La controdemocrazia al Senato
Il movimento 5 stelle apre a un governo tecnico.
In questi termini, la capogruppo nella dichiarazione di voto al Senato.
Propone: Zagrebelsky, Rodotà, Settis ma si dichiara disposta a valutare anche nomi.
Lo fa con voce rotta, emozionata, come di chi non è abituato a parlare in pubblico.
Di fatto, però, lo fa.
Ed è una novità nello scenario politico: la crisi del governo Letta potrebbe avviare l’ipotesi di un governo tecnicamente politico.
O, più precisamente, politicamente controdemocratico.
Dopo, Scavone, con involontaria autoironia, osserva che nel 1978 le grandi coalizioni si chiamavano – non senza angoscia – solidarietà nazionale.
La parola più pronunciata è vulnus. Sapranno cosa vuol dire?
Bondi ricorda il compromesso storico: per Letta, partecipazione significa estromettere il leader dei moderati italiani dalla vita politica ed è il mondo della cultura che pone il problema della sopravvivenza del governo come una questione di equilibrio fra i poteri dello Stato e di politicizzazione della magistratura.
Se come poeta è discutibile, come comico sta migrando nel vernacolare.
GAL (MPA e Grande Sud) voltano gabbana alle 1245 citando Tommaso Moro, un santo per attenuare il proprio tormento e la grande tristezza che li attaglierebbe…
Scherza con i fanti, ma lascia stare i santi, pare essere l’unico commento.
Invece la domanda è se questi novelli scilipoti potranno sanare la spaccatura del PdL.

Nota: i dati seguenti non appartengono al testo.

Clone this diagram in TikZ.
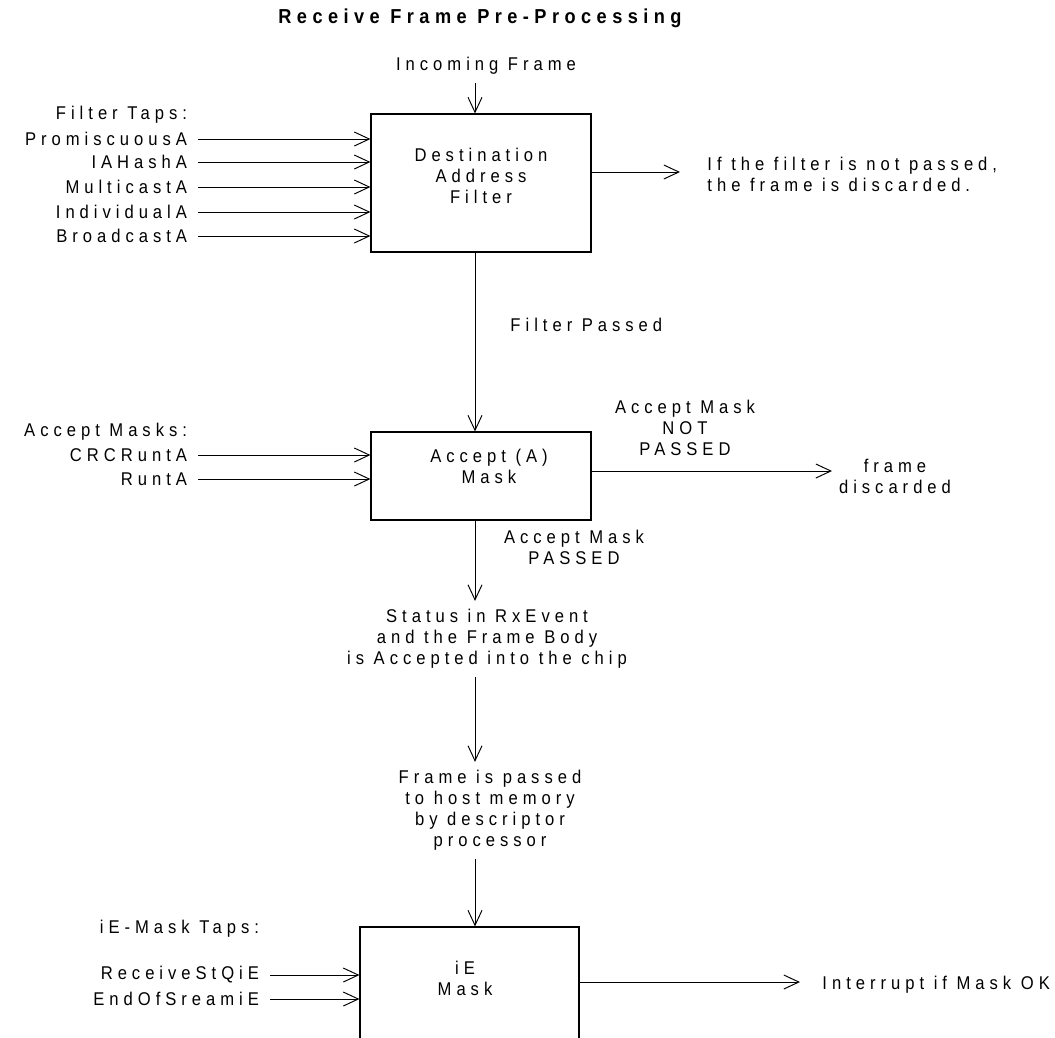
\documentclass[tikz,border=0pt]{standalone}
\usepackage{fontspec}
\setmainfont{Liberation Sans}[FakeStretch=0.9,LetterSpace=27]
\usetikzlibrary{arrows.meta}

\begin{document}
\begin{tikzpicture}[x=2cm, y=-2cm, >={Straight Barb[length=3mm,width=2.8mm]},
	font=\fontsize{10.5}{12}\selectfont, line width=0.55pt,
	box/.style={draw, line width=0.65pt},
	tap/.style={anchor=east, inner xsep=6pt},
	msg/.style={align=center, inner sep=4.5pt}]
	\clip (0, 0) rectangle (10.55, 10.37);

	\node[font=\fontsize{11.5}{13}\selectfont\bfseries] (title) at (4.80, 0.18) {Receive Frame Pre-Processing};
	\coordinate (spine) at (4.75, 0);

	% destination address filter
	\node[msg] (in) at (4.86, 0.66) {Incoming Frame};
	\node[box, minimum width=4.4cm, minimum height=2.76cm] (daf) at (4.81, 1.83) {};
	\node[align=center] (dafname) at (4.81, 1.76) {Destination\\Address\\Filter};
	\draw[->] (in.south -| spine) -- (daf.north -| spine);

	\node[tap] (ftaps) at (1.98, 1.15) {Filter Taps:};
	\foreach \tap/\y in {PromiscuousA/1.39, IAHashA/1.62, MulticastA/1.87, IndividualA/2.12, BroadcastA/2.36} {
		\node[tap] (\tap) at (1.98, \y) {\tap};
		\draw[->] (\tap.east) -- (\tap.east -| daf.west);
	}

	\coordinate (dafout) at (6.80, 1.72);
	\node[anchor=west, align=left, inner xsep=0pt] (dafdrop) at (7.07, 1.745) {If the filter is not passed,\\the frame is discarded.};
	\draw[->] (daf.east |- dafout) -- (dafout);

	% accept mask
	\node[box, minimum width=4.4cm, minimum height=1.76cm] (acc) at (4.81, 4.76) {};
	\node[align=center] (accname) at (4.89, 4.665) {Accept (A)\\Mask};
	\draw[->] (daf.south -| spine) -- (acc.north -| spine);
	\node[anchor=west, inner xsep=0pt] (fpass) at (5.10, 3.25) {Filter Passed};

	\node[tap] (amasks) at (1.98, 4.32) {Accept Masks:};
	\foreach \tap/\y in {CRCRuntA/4.55, RuntA/4.79} {
		\node[tap] (\tap) at (1.98, \y) {\tap};
		\draw[->] (\tap.east) -- (\tap.east -| acc.west);
	}

	\node[align=center] (notpass) at (6.85, 4.28) {Accept Mask\\NOT\\PASSED};
	\coordinate (accout) at (8.32, 4.71);
	\node[align=center] (accdrop) at (8.95, 4.765) {frame\\discarded};
	\draw[->] (acc.east |- accout) -- (accout);
	\node[align=center] (pass) at (5.74, 5.47) {Accept Mask\\PASSED};

	% into the chip and on to the host
	\node[msg] (status) at (4.87, 6.39) {Status in RxEvent\\and the Frame Body\\is Accepted into the chip};
	\draw[->] (acc.south -| spine) -- (status.north -| spine);
	\node[msg] (host) at (4.90, 8.105) {Frame is passed\\to host memory\\by descriptor\\processor};
	\draw[->] (status.south -| spine) -- (host.north -| spine);

	% iE mask
	\node[box, minimum width=4.38cm, minimum height=2.8cm] (iem) at (4.695, 9.97) {};
	\node[align=center] (iemname) at (4.65, 9.78) {iE\\Mask};
	\draw[->] (host.south -| spine) -- (iem.north -| spine);

	\node[tap] (itaps) at (2.70, 9.29) {iE-Mask Taps:};
	\foreach \tap/\y in {ReceiveStQiE/9.75, EndOfSreamiE/9.99} {
		\node[tap] (\tap) at (2.70, \y) {\tap};
		\draw[->] (\tap.east) -- (\tap.east -| iem.west);
	}

	\coordinate (iemout) at (8.00, 9.82);
	\node[anchor=west, inner xsep=0pt] (irq) at (8.22, 9.85) {Interrupt if Mask OK};
	\draw[->] (iem.east |- iemout) -- (iemout);

\end{tikzpicture}
\end{document}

Bitongi (Lega Nord), sul matrimonio omosessuale: la famiglia dell’art. 29, Cost., quella vera è quella di Barilla (dove c’è famiglia, c’è la pasta asciutta), non quella fra persone dello stesso genere.
Forse Barilla dovrebbe cambiare pubblicità e potrebbe essere di successo: gli spaghetti piacciono anche alla lobby omosessuale.